In 1981, she issued the album Rhythm Breaks the Ice, which featured songs she had written herself, but also classics like "Shoorah, Shoorah" as well as new interpretations of songs by Deaf School. Her backing band on this album - still called The Illuminations - was completely different from the group on her earlier singles, and had a similar line-up to Clive Langer & the Boxes: Clive Langer (guitar/sitar), Ian Broudie (lead guitar), James Eller (bass); Jo Allen (drums); and Ben Barson, brother of Madness keyboardist Mike Barson (keyboards).

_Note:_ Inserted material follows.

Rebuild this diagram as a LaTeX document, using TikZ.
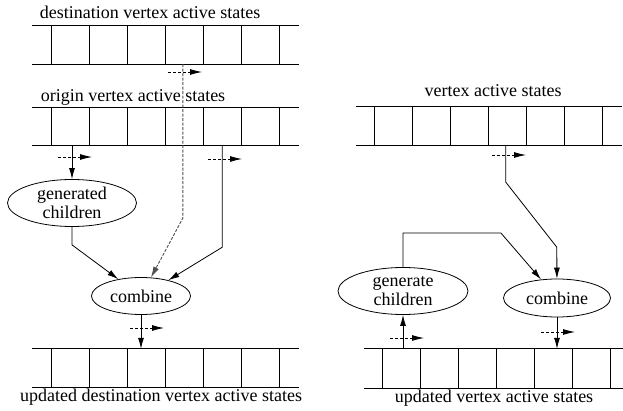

Martin Hughes subbed for Allen on two cuts; Clive Langer & The Boxes consisted of Langer, Eller, Barson and Hughes. The album was produced by Clanger/Winstanley.

Working with Barson, Langer and Alan Winstanley, Bright got to know Madness, and she and Madness singer Suggs, fell in love. They married in 1982, and she retired. She appeared in 1984 as a homeless person in the music video of "One Better Day" by Madness and rejoined her fellow Deaf School members for a reunion and a live album in 1988.

In 1992, she provided spoken word on "Walk You Home", a track on Tim Finn's fourth album, Before & After. In recent years, she has joined the reformed Deaf School for one-off appearances. In December 2007, at The O2 venue Indigo2 for Madness' aftershow party, the band were joined on stage by her daughters, who sang backing vocals. She also sang with her husband, Suggs. Bright reunited with Deaf School once again in December 2009, for a selection of UK dates in London and Liverpool, including a date at the 100 Club.